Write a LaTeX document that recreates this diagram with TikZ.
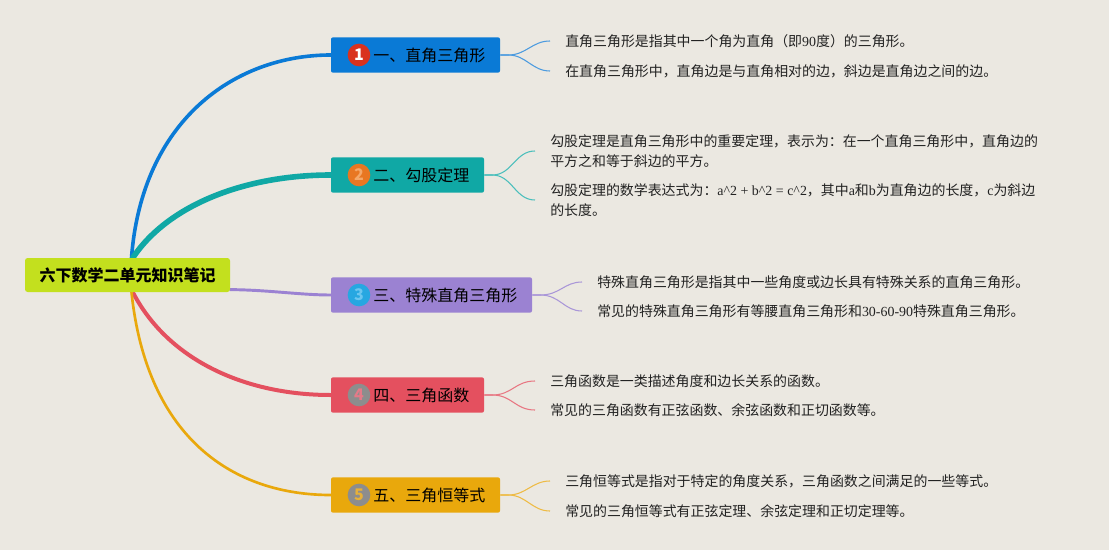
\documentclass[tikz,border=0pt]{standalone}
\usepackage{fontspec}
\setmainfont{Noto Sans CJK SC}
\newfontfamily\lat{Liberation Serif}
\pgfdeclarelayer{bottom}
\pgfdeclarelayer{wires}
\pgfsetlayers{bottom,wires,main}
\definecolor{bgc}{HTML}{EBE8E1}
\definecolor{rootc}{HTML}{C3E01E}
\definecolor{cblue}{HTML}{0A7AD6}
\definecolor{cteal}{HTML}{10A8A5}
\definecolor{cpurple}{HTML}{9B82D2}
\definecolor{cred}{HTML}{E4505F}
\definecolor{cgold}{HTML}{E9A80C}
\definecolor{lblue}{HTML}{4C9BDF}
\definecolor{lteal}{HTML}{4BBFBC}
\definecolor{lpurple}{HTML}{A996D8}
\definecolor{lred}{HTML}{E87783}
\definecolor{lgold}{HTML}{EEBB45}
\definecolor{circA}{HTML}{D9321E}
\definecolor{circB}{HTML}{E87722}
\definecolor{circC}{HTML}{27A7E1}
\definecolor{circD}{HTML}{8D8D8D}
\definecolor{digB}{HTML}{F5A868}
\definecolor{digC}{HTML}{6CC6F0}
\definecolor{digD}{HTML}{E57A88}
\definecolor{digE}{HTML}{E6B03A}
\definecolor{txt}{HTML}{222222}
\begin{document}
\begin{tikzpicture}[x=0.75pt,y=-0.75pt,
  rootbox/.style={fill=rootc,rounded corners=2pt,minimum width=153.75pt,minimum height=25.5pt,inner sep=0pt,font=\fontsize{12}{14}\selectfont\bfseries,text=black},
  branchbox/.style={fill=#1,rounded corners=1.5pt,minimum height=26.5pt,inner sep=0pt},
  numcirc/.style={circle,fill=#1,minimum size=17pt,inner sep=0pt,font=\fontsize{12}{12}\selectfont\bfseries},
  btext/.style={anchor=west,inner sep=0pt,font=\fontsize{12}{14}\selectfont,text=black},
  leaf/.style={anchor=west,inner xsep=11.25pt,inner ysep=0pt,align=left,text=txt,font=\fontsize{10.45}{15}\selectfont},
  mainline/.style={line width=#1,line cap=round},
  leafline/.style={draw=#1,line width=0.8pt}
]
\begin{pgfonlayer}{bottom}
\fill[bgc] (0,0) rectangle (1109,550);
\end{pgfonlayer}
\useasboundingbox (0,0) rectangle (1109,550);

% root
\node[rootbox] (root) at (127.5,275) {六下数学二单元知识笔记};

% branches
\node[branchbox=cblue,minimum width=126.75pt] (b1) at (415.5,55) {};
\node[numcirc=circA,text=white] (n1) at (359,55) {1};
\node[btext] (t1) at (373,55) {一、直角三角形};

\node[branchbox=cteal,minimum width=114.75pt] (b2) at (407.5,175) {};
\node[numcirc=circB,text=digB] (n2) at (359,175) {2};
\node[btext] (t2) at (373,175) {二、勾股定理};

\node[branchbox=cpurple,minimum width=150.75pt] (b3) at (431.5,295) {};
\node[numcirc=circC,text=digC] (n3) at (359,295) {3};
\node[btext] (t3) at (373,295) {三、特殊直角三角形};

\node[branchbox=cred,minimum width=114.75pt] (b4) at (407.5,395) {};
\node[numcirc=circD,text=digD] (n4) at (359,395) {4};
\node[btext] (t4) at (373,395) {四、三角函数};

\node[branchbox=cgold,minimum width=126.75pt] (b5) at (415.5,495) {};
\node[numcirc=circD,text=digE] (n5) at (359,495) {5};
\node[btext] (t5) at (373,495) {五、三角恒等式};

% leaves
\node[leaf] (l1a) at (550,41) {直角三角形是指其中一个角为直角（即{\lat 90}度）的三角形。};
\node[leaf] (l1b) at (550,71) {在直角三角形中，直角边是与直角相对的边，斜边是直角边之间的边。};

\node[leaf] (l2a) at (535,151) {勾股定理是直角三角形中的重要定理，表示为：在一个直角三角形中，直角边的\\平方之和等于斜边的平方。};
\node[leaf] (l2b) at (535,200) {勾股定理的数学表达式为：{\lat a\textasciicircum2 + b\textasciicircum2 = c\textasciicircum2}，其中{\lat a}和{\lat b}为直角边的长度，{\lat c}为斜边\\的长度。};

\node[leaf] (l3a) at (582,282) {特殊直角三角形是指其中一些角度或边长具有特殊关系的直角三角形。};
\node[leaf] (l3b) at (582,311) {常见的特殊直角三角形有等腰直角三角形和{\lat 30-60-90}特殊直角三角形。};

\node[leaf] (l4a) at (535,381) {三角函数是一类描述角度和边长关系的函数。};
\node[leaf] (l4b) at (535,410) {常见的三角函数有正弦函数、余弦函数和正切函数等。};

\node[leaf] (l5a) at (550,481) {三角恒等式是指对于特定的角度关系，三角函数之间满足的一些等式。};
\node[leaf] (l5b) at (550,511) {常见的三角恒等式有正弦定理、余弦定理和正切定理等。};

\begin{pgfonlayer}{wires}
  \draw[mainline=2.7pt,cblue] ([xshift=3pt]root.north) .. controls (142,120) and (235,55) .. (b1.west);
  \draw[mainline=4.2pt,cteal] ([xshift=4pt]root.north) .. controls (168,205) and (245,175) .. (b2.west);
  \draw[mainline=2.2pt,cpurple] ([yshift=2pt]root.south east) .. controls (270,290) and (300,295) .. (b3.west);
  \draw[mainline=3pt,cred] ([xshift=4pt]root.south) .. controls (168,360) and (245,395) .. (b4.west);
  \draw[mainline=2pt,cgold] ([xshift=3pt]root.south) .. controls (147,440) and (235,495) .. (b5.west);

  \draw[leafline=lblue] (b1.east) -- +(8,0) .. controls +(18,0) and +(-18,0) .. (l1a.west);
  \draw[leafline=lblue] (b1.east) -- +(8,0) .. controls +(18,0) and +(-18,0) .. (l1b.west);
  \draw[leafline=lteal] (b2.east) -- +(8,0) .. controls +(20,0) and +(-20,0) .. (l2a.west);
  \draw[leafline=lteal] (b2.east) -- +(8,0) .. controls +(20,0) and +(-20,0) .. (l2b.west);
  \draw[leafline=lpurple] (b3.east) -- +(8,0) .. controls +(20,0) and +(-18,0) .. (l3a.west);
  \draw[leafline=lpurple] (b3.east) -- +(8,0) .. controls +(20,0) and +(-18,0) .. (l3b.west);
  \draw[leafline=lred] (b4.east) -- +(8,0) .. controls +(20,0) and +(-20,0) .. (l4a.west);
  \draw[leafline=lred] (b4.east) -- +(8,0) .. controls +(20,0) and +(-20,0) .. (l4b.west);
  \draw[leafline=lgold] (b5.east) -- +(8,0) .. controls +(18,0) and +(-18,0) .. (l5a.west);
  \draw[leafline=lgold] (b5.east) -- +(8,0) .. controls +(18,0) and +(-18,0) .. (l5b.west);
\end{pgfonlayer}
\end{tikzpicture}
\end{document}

..............................

Stated goal: Leave out all pictures, then copy the remaining material exactly.

Result:
Write a LaTeX document that recreates this diagram with TikZ.
\documentclass[tikz,border=0pt]{standalone}
\usepackage{fontspec}
\setmainfont{Noto Sans CJK SC}
\newfontfamily\lat{Liberation Serif}
\pgfdeclarelayer{bottom}
\pgfdeclarelayer{wires}
\pgfsetlayers{bottom,wires,main}
\definecolor{bgc}{HTML}{EBE8E1}
\definecolor{rootc}{HTML}{C3E01E}
\definecolor{cblue}{HTML}{0A7AD6}
\definecolor{cteal}{HTML}{10A8A5}
\definecolor{cpurple}{HTML}{9B82D2}
\definecolor{cred}{HTML}{E4505F}
\definecolor{cgold}{HTML}{E9A80C}
\definecolor{lblue}{HTML}{4C9BDF}
\definecolor{lteal}{HTML}{4BBFBC}
\definecolor{lpurple}{HTML}{A996D8}
\definecolor{lred}{HTML}{E87783}
\definecolor{lgold}{HTML}{EEBB45}
\definecolor{circA}{HTML}{D9321E}
\definecolor{circB}{HTML}{E87722}
\definecolor{circC}{HTML}{27A7E1}
\definecolor{circD}{HTML}{8D8D8D}
\definecolor{digB}{HTML}{F5A868}
\definecolor{digC}{HTML}{6CC6F0}
\definecolor{digD}{HTML}{E57A88}
\definecolor{digE}{HTML}{E6B03A}
\definecolor{txt}{HTML}{222222}
\begin{document}
\begin{tikzpicture}[x=0.75pt,y=-0.75pt,
  rootbox/.style={fill=rootc,rounded corners=2pt,minimum width=153.75pt,minimum height=25.5pt,inner sep=0pt,font=\fontsize{12}{14}\selectfont\bfseries,text=black},
  branchbox/.style={fill=#1,rounded corners=1.5pt,minimum height=26.5pt,inner sep=0pt},
  numcirc/.style={circle,fill=#1,minimum size=17pt,inner sep=0pt,font=\fontsize{12}{12}\selectfont\bfseries},
  btext/.style={anchor=west,inner sep=0pt,font=\fontsize{12}{14}\selectfont,text=black},
  leaf/.style={anchor=west,inner xsep=11.25pt,inner ysep=0pt,align=left,text=txt,font=\fontsize{10.45}{15}\selectfont},
  mainline/.style={line width=#1,line cap=round},
  leafline/.style={draw=#1,line width=0.8pt}
]
\begin{pgfonlayer}{bottom}
\fill[bgc] (0,0) rectangle (1109,550);
\end{pgfonlayer}
\useasboundingbox (0,0) rectangle (1109,550);

% root
\node[rootbox] (root) at (127.5,275) {六下数学二单元知识笔记};

% branches
\node[branchbox=cblue,minimum width=126.75pt] (b1) at (415.5,55) {};
\node[numcirc=circA,text=white] (n1) at (359,55) {1};
\node[btext] (t1) at (373,55) {一、直角三角形};

\node[branchbox=cteal,minimum width=114.75pt] (b2) at (407.5,175) {};
\node[numcirc=circB,text=digB] (n2) at (359,175) {2};
\node[btext] (t2) at (373,175) {二、勾股定理};

\node[branchbox=cpurple,minimum width=150.75pt] (b3) at (431.5,295) {};
\node[numcirc=circC,text=digC] (n3) at (359,295) {3};
\node[btext] (t3) at (373,295) {三、特殊直角三角形};

\node[branchbox=cred,minimum width=114.75pt] (b4) at (407.5,395) {};
\node[numcirc=circD,text=digD] (n4) at (359,395) {4};
\node[btext] (t4) at (373,395) {四、三角函数};

\node[branchbox=cgold,minimum width=126.75pt] (b5) at (415.5,495) {};
\node[numcirc=circD,text=digE] (n5) at (359,495) {5};
\node[btext] (t5) at (373,495) {五、三角恒等式};

% leaves
\node[leaf] (l1a) at (550,41) {直角三角形是指其中一个角为直角（即{\lat 90}度）的三角形。};
\node[leaf] (l1b) at (550,71) {在直角三角形中，直角边是与直角相对的边，斜边是直角边之间的边。};

\node[leaf] (l2a) at (535,151) {勾股定理是直角三角形中的重要定理，表示为：在一个直角三角形中，直角边的\\平方之和等于斜边的平方。};
\node[leaf] (l2b) at (535,200) {勾股定理的数学表达式为：{\lat a\textasciicircum2 + b\textasciicircum2 = c\textasciicircum2}，其中{\lat a}和{\lat b}为直角边的长度，{\lat c}为斜边\\的长度。};

\node[leaf] (l3a) at (582,282) {特殊直角三角形是指其中一些角度或边长具有特殊关系的直角三角形。};
\node[leaf] (l3b) at (582,311) {常见的特殊直角三角形有等腰直角三角形和{\lat 30-60-90}特殊直角三角形。};

\node[leaf] (l4a) at (535,381) {三角函数是一类描述角度和边长关系的函数。};
\node[leaf] (l4b) at (535,410) {常见的三角函数有正弦函数、余弦函数和正切函数等。};

\node[leaf] (l5a) at (550,481) {三角恒等式是指对于特定的角度关系，三角函数之间满足的一些等式。};
\node[leaf] (l5b) at (550,511) {常见的三角恒等式有正弦定理、余弦定理和正切定理等。};

\begin{pgfonlayer}{wires}
  \draw[mainline=2.7pt,cblue] ([xshift=3pt]root.north) .. controls (142,120) and (235,55) .. (b1.west);
  \draw[mainline=4.2pt,cteal] ([xshift=4pt]root.north) .. controls (168,205) and (245,175) .. (b2.west);
  \draw[mainline=2.2pt,cpurple] ([yshift=2pt]root.south east) .. controls (270,290) and (300,295) .. (b3.west);
  \draw[mainline=3pt,cred] ([xshift=4pt]root.south) .. controls (168,360) and (245,395) .. (b4.west);
  \draw[mainline=2pt,cgold] ([xshift=3pt]root.south) .. controls (147,440) and (235,495) .. (b5.west);

  \draw[leafline=lblue] (b1.east) -- +(8,0) .. controls +(18,0) and +(-18,0) .. (l1a.west);
  \draw[leafline=lblue] (b1.east) -- +(8,0) .. controls +(18,0) and +(-18,0) .. (l1b.west);
  \draw[leafline=lteal] (b2.east) -- +(8,0) .. controls +(20,0) and +(-20,0) .. (l2a.west);
  \draw[leafline=lteal] (b2.east) -- +(8,0) .. controls +(20,0) and +(-20,0) .. (l2b.west);
  \draw[leafline=lpurple] (b3.east) -- +(8,0) .. controls +(20,0) and +(-18,0) .. (l3a.west);
  \draw[leafline=lpurple] (b3.east) -- +(8,0) .. controls +(20,0) and +(-18,0) .. (l3b.west);
  \draw[leafline=lred] (b4.east) -- +(8,0) .. controls +(20,0) and +(-20,0) .. (l4a.west);
  \draw[leafline=lred] (b4.east) -- +(8,0) .. controls +(20,0) and +(-20,0) .. (l4b.west);
  \draw[leafline=lgold] (b5.east) -- +(8,0) .. controls +(18,0) and +(-18,0) .. (l5a.west);
  \draw[leafline=lgold] (b5.east) -- +(8,0) .. controls +(18,0) and +(-18,0) .. (l5b.west);
\end{pgfonlayer}
\end{tikzpicture}
\end{document}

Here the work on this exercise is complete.